Northern Oil and Gas Inc. executives said oil price volatility increased its opportunities for small “ground game” acquisitions in 4Q2018, and plans are to look for bigger prospects in the Williston Basin this year.
We are ultimately a Financing Company. We pay for land, wells we participate in, and receive an economic return on the back end. It is critical in our opinion, as we earn returns that vastly exceed our cost of capital to lock in those returns as we deploy, said capital.
In conclusion, we’re among — the most hedged at the best prices of any Company in North America and we expect to continue to be opportunistically.
In closing, we have a small nimble team, but this team has some very large company capabilities. We have participated in over 5,000 wells. More than 30% of all Bakken and Three Forks wells drilled in the Bakken Williston Basin. We can make rapid, but very exact capital allocation decisions day-in and day-out. We can leverage these large Company capabilities into both small and large acquisitions to grow and often outgrow our operating partners, not only in production, but also in core inventory and returns as well. This is the benefit of our non-op model. It may not be the benefit of all non-ops, but this particular non-op has built the size and scale to drive these large company advantages in a very nimble and exacting way.

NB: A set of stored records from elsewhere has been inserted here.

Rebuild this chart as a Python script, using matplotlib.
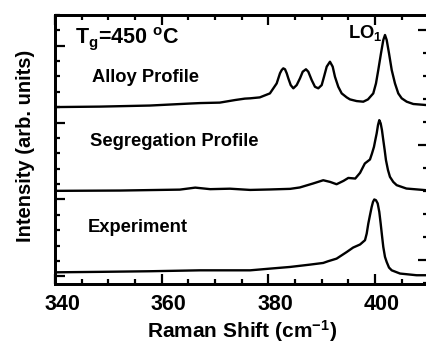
import matplotlib
matplotlib.use("Agg")
import matplotlib.pyplot as plt
from matplotlib.ticker import MultipleLocator, NullFormatter
from matplotlib.transforms import ScaledTranslation

plt.rcParams["font.family"] = ["Liberation Sans", "DejaVu Sans"]
plt.rcParams["font.weight"] = "bold"
plt.rcParams["mathtext.default"] = "regular"

# Raman spectra, offset vertically (arb. units)
alloy_x = [340.0, 348.4, 357.8, 365.3, 367.2, 370.9, 373.8, 375.6, 376.6, 378.4,
           380.3, 381.57, 382.19, 382.51, 382.81, 383.13, 383.45, 383.75, 384.20, 384.69,
           385.32, 385.94, 386.45, 387.06, 387.50, 388.13, 388.75, 389.37, 390.01, 390.44,
           390.95, 391.56, 392.07, 392.50, 393.12, 393.76, 394.70, 395.31, 396.57, 397.81,
           398.69, 399.68, 400.19, 400.62, 401.13, 401.56, 401.88, 402.20, 402.63, 403.14,
           403.75, 404.37, 405.01, 405.95, 407.19, 409.70, 410.5]
alloy_y = [11.01, 11.04, 11.11, 11.24, 11.27, 11.30, 11.47, 11.56, 11.58, 11.64,
           11.90, 12.55, 13.21, 13.42, 13.53, 13.47, 13.21, 12.88, 12.44, 12.23,
           12.44, 12.88, 13.31, 13.47, 13.31, 12.77, 12.33, 12.23, 12.44, 12.98,
           13.64, 13.96, 13.64, 12.98, 12.33, 11.90, 11.64, 11.51, 11.40, 11.36,
           11.51, 11.90, 12.55, 13.42, 14.51, 15.37, 15.70, 15.37, 14.51, 13.42,
           12.55, 11.90, 11.58, 11.36, 11.21, 11.14, 11.13]

segreg_x = [340.0, 352.2, 363.4, 366.3, 369.1, 372.8, 376.6, 380.3, 384.1, 385.9,
            388.4, 390.3, 391.6, 392.8, 394.1, 395.0, 396.3, 397.2, 398.1, 399.06,
            399.44, 399.81, 400.06, 400.32, 400.57, 400.81, 401.07, 401.31, 401.56, 401.82,
            402.06, 402.44, 402.81, 403.43, 404.07, 405.9, 409.7, 410.5]
segreg_y = [5.56, 5.58, 5.64, 5.77, 5.67, 5.70, 5.62, 5.65, 5.69, 5.78,
            6.04, 6.25, 6.14, 5.99, 6.21, 6.40, 6.36, 6.73, 7.34, 7.60,
            7.99, 8.42, 8.86, 9.30, 9.84, 10.16, 9.95, 9.51, 8.86, 8.21,
            7.56, 6.91, 6.47, 6.14, 5.93, 5.71, 5.60, 5.60]

exper_x = [340.0, 348.4, 357.8, 367.2, 376.6, 380.3, 384.1, 387.8, 390.3, 391.2,
           392.8, 394.7, 395.9, 397.2, 398.13, 398.45, 398.75, 399.06, 399.38, 399.63,
           399.87, 400.19, 400.51, 400.81, 401.07, 401.31, 401.56, 401.88, 402.20, 402.63,
           403.14, 404.7, 407.8, 409.7, 410.5]
exper_y = [0.26, 0.29, 0.33, 0.39, 0.39, 0.50, 0.61, 0.76, 0.87, 0.98,
           1.15, 1.58, 1.87, 2.07, 2.35, 2.78, 3.43, 3.97, 4.51, 4.84,
           5.00, 4.95, 4.74, 4.19, 3.43, 2.67, 1.91, 1.26, 0.93, 0.57,
           0.39, 0.18, 0.07, 0.07, 0.07]

x_ticks = [340, 360, 380, 400]

fig = plt.figure(figsize=(4.27, 3.45), dpi=100)
ax = fig.add_axes([55 / 427, 61 / 345, 373.3 / 427, 269 / 345])

for xs, ys in [(alloy_x, alloy_y), (segreg_x, segreg_y), (exper_x, exper_y)]:
    ax.plot(xs, ys, color="black", lw=1.7, solid_joinstyle="round")

ax.set_xlim(340, 410)
ax.set_ylim(-0.5, 17)
ax.set_xticks(x_ticks)
ax.xaxis.set_minor_locator(MultipleLocator(5))
ax.yaxis.set_major_locator(MultipleLocator(5))
ax.yaxis.set_minor_locator(MultipleLocator(1))
ax.yaxis.set_major_formatter(NullFormatter())
ax.tick_params(which="both", direction="in", top=True, right=False,
               width=1.6, labelsize=15.5, pad=7)
ax.tick_params(which="major", length=7)
ax.tick_params(which="minor", length=3.5)
for lab in ax.get_xticklabels():
    lab.set_fontweight("bold")
    lab.set_transform(lab.get_transform() + ScaledTranslation(0.07, 0, fig.dpi_scale_trans))

ax2 = ax.twinx()
ax2.set_ylim(-1.04, 10.65)
ax2.yaxis.set_major_locator(MultipleLocator(5))
ax2.yaxis.set_minor_locator(MultipleLocator(1))
ax2.yaxis.set_major_formatter(NullFormatter())
ax2.tick_params(which="both", direction="in", width=1.6)
ax2.tick_params(which="major", length=7)
ax2.tick_params(which="minor", length=3.5)

for a in (ax, ax2):
    for sp in a.spines.values():
        sp.set_linewidth(2.0)

ax.set_xlabel("Raman Shift (cm$^{-1}$)", fontsize=15, fontweight="bold", va="center")
ax.xaxis.set_label_coords(0.501, -0.175)
ax.set_ylabel("Intensity (arb. units)", fontsize=14.5, fontweight="bold", va="center")
ax.yaxis.set_label_coords(-0.080, 0.513)

ax.text(343.7, 15.5, "T$_\\mathregular{g}$=450 $^\\mathregular{o}$C", fontsize=15.5,
        fontweight="bold", va="center", ha="left")
ax.text(347.0, 12.95, "Alloy Profile", fontsize=13.2, fontweight="bold", va="center")
ax.text(346.6, 8.75, "Segregation Profile", fontsize=13.2, fontweight="bold", va="center")
ax.text(346.2, 3.2, "Experiment", fontsize=13.2, fontweight="bold", va="center")
ax.text(394.9, 15.85, "LO$_\\mathregular{1}$", fontsize=13.2, fontweight="bold", va="center")

fig.savefig("out.png", dpi=100)
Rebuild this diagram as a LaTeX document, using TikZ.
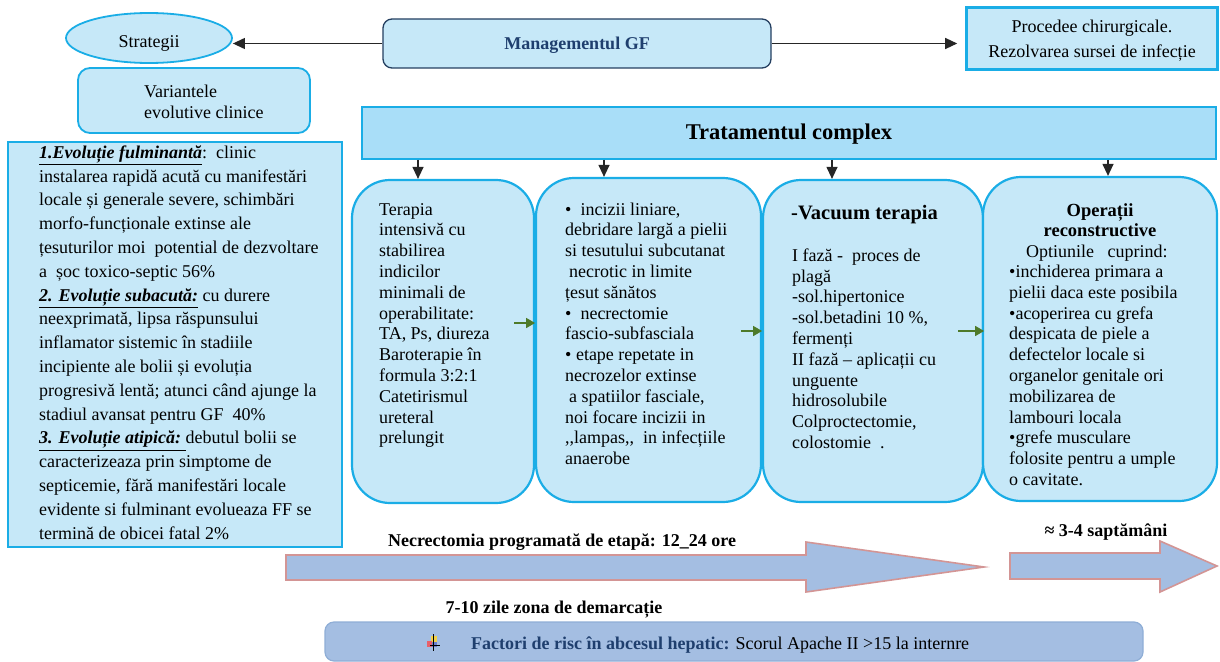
\documentclass[tikz,border=0pt]{standalone}
\usepackage{fontspec}
\setmainfont{Liberation Serif}
\usetikzlibrary{arrows.meta,shapes.geometric,calc}

\definecolor{boxfill}{HTML}{C6E8F8}
\definecolor{boxline}{HTML}{1AADE6}
\definecolor{headfill}{HTML}{A9DEF8}
\definecolor{navyline}{HTML}{243F60}
\definecolor{titleblue}{HTML}{1F3F6E}
\definecolor{bandfill}{HTML}{A4BEE2}
\definecolor{bandline}{HTML}{D39595}
\definecolor{barline}{HTML}{8FAED6}
\definecolor{stepgreen}{HTML}{4E7A2A}
\definecolor{iconyellow}{HTML}{F2D24A}
\definecolor{iconred}{HTML}{E8606A}
\definecolor{iconblue}{HTML}{6A7FD0}

% multi-line text nodes are placed by the baseline of their LAST line
\tikzset{
  softbox/.style={draw=boxline, line width=1.8pt, fill=boxfill},
  stagebox/.style={softbox, line width=2.2pt, rounded corners=38pt, inner sep=0pt},
  plain/.style={inner sep=0pt, font=\fontsize{18}{20.8}\selectfont},
  body/.style={plain, anchor=base west, align=left},
  blackarrow/.style={-{Triangle[length=12pt,width=11pt]}, line width=1.2pt, black!85},
  greenarrow/.style={-{Triangle[length=9pt,width=10pt]}, line width=1.5pt, stepgreen},
  bigarrow/.style={fill=bandfill, draw=bandline, line width=1.6pt, line join=miter},
  bandlabel/.style={inner sep=0pt, anchor=base, font=\fontsize{18}{20}\selectfont\bfseries},
}

\begin{document}
\begin{tikzpicture}[x=1pt,y=-1pt]
\useasboundingbox (0,0) rectangle (1220,661);

% --- top row: strategy, management, surgery ---
\node[ellipse, softbox, minimum width=166, minimum height=50, inner sep=0pt] (strat) at (149,38) {};
\node[plain, anchor=base] (stratT) at (149,48) {Strategii};

\node[draw=navyline, line width=1.3pt, fill=boxfill, rounded corners=9pt,
      minimum width=388, minimum height=49, inner sep=0pt] (mgmt) at (577,43.5) {};
\node[plain, anchor=base, text=titleblue, font=\fontsize{18}{20}\selectfont\bfseries] (mgmtT) at (577,49) {Managementul GF};

\node[softbox, line width=2.6pt, minimum width=251, minimum height=62, inner sep=0pt] (proc) at (1092,38.5) {};
\node[plain, anchor=base, align=center, font=\fontsize{18}{25}\selectfont] (procT) at (1092,58) {Procedee chirurgicale.\\Rezolvarea sursei de infecție};

\draw[blackarrow] (mgmt.west) -- (mgmt.west -| strat.east);
\draw[blackarrow, shorten >=8pt] (mgmt.east) -- (mgmt.east -| proc.west);

% --- clinical variants ---
\node[softbox, rounded corners=12pt, minimum width=232, minimum height=65, inner sep=0pt] (var) at (194,100.5) {};
\node[body] (varT) at (144,118) {Variantele\\evolutive clinice};

\node[softbox, minimum width=334, minimum height=405, inner sep=0pt] (evol) at (175,344.5) {};
\node[body, font=\fontsize{18}{23.8}\selectfont] (evolT) at (39,539) {%
\underline{\textbf{\textit{1.Evoluție fulminantă}}}:\ \ clinic\\
instalarea rapidă acută cu manifestări\\
locale și generale severe, schimbări\\
morfo-funcționale extinse ale\\
țesuturilor moi\ \ potential de dezvoltare\\
a\ \ șoc toxico-septic 56\%\\
\underline{\textbf{\textit{2. Evoluție subacută:}}} cu durere\\
neexprimată, lipsa răspunsului\\
inflamator sistemic în stadiile\\
incipiente ale bolii și evoluția\\
progresivă lentă; atunci când ajunge la\\
stadiul avansat pentru GF\ \ 40\%\\
\underline{\textbf{\textit{3. Evoluție atipică:}}\ }debutul bolii se\\
caracterizeaza prin simptome de\\
septicemie, fără manifestări locale\\
evidente si fulminant evolueaza FF se\\
termină de obicei fatal 2\%};

% --- complex treatment header ---
\node[draw=boxline, line width=1.8pt, fill=headfill, minimum width=854, minimum height=52, inner sep=0pt] (trat) at (789,133) {};
\node[plain, anchor=base, font=\fontsize{22.5}{24}\selectfont\bfseries] (tratT) at (789,139) {Tratamentul complex};

% --- four treatment stages ---
\node[stagebox, minimum width=182, minimum height=323] (b1) at (443,341.5) {};
\node[stagebox, minimum width=225, minimum height=324] (b2) at (648.5,340) {};
\node[stagebox, minimum width=220, minimum height=322] (b3) at (873,341) {};
\node[stagebox, minimum width=234, minimum height=324] (b4) at (1100,339) {};

\node[body] (b1T) at (379,443.8) {Terapia\\intensivă cu\\stabilirea\\indicilor\\minimali de\\operabilitate:\\TA, Ps, diureza\\Baroterapie în\\formula 3:2:1\\Catetirismul\\ureteral\\prelungit};

\node[body] (b2T) at (565,464.6) {•\ \ incizii liniare,\\debridare largă a pielii\\si tesutului subcutanat\\\hspace*{4pt}necrotic in limite\\țesut sănătos\\•\ \ necrectomie\\fascio-subfasciala\\• etape repetate in\\necrozelor extinse\\\hspace*{4pt}a spatiilor fasciale,\\noi focare incizii in\\,{},lampas,{},\ \ in infecțiile\\anaerobe};

\node[plain, anchor=base west, font=\fontsize{20.5}{22}\selectfont\bfseries] (b3H) at (791,219) {-Vacuum terapia};
\node[body] (b3T) at (792,448.5) {I fază -\ \ proces de\\plagă\\-sol.hipertonice\\-sol.betadini 10 \%,\\fermenți\\II fază -- aplicații cu\\unguente\\hidrosolubile\\Colproctectomie,\\colostomie\ \ .};

\node[plain, anchor=base, align=center, font=\fontsize{18.5}{20.8}\selectfont\bfseries] (b4H) at (1100,236.8) {Operații\\reconstructive};
\node[body] (b4O) at (1026,257) {Optiunile\ \ \ cuprind:};
\node[body] (b4T) at (1009,485.5) {•inchiderea primara a\\pielii daca este posibila\\•acoperirea cu grefa\\despicata de piele a\\defectelor locale si\\organelor genitale ori\\mobilizarea de\\lambouri locala\\•grefe musculare\\folosite pentru a umple\\o cavitate.};

% header arrows into each stage
\coordinate (a1) at (418,0);
\coordinate (a2) at (604,0);
\coordinate (a3) at (832,0);
\coordinate (a4) at (1108,0);
\draw[blackarrow] (a1 |- trat.south) -- (a1 |- b1.north);
\draw[blackarrow] (a2 |- trat.south) -- (a2 |- b2.north);
\draw[blackarrow] (a3 |- trat.south) -- (a3 |- b3.north);
\draw[blackarrow] (a4 |- trat.south) -- (a4 |- b4.north);

% stage-to-stage arrows
\coordinate (g1) at (514,323);
\coordinate (g2) at (741,331);
\coordinate (g3) at (958,331);
\draw[greenarrow] (g1) -- (g1 -| b1.east);
\draw[greenarrow] (g2) -- (g2 -| b2.east);
\draw[greenarrow] (g3) -- (g3 -| b3.east);

% --- time line ---
\draw[bigarrow] (286,555) -- (806,555) -- (806,542) -- (984,567) -- (806,592) -- (806,580) -- (286,580) -- cycle;
\draw[bigarrow] (1010,553) -- (1160,553) -- (1160,541) -- (1217,566) -- (1160,592) -- (1160,579) -- (1010,579) -- cycle;

\node[bandlabel] (necr) at (562,546) {Necrectomia programată de etapă: 12\_24 ore};
\node[bandlabel] (weeks) at (1106,536) {≈ 3-4 saptămâni};
\node[bandlabel] (demarc) at (554,613) {7-10 zile zona de demarcație};

% --- risk factor bar ---
\node[fill=bandfill, draw=barline, line width=1.2pt, rounded corners=9pt,
      minimum width=818, minimum height=39, inner sep=0pt] (risk) at (734,641.5) {};
\fill[iconyellow] (431,636) rectangle (437,642);
\fill[iconred] (427,641) rectangle (432,647);
\fill[iconblue] (432,642) rectangle (437,647);
\draw[black, line width=0.9pt] (433,634) -- (433,651);
\draw[black, line width=0.9pt] (430,645) -- (440,645);
\node[plain, anchor=base west, font=\fontsize{18}{20}\selectfont] (riskT) at (471,649)
  {{\color{titleblue}\bfseries Factori de risc în abcesul hepatic:} Scorul Apache II >15 la internre};
\end{tikzpicture}
\end{document}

Northern reported net income of $218.3 million (58 cents/share) in 4Q2018, compared with a net loss of $23.8 million (minus 37 cents) in the year-ago quarter. The company reported net income of $143.7 million (61 cents) in 2018, versus a net loss of $9.2 million (minus 15 cents) in 2017. Revenues totaled $443.2 million in 4Q2018, compared with $37 million in the year-ago quarter. For the year, revenues were $678.9 million in 2018, versus $209.3 million in 2017.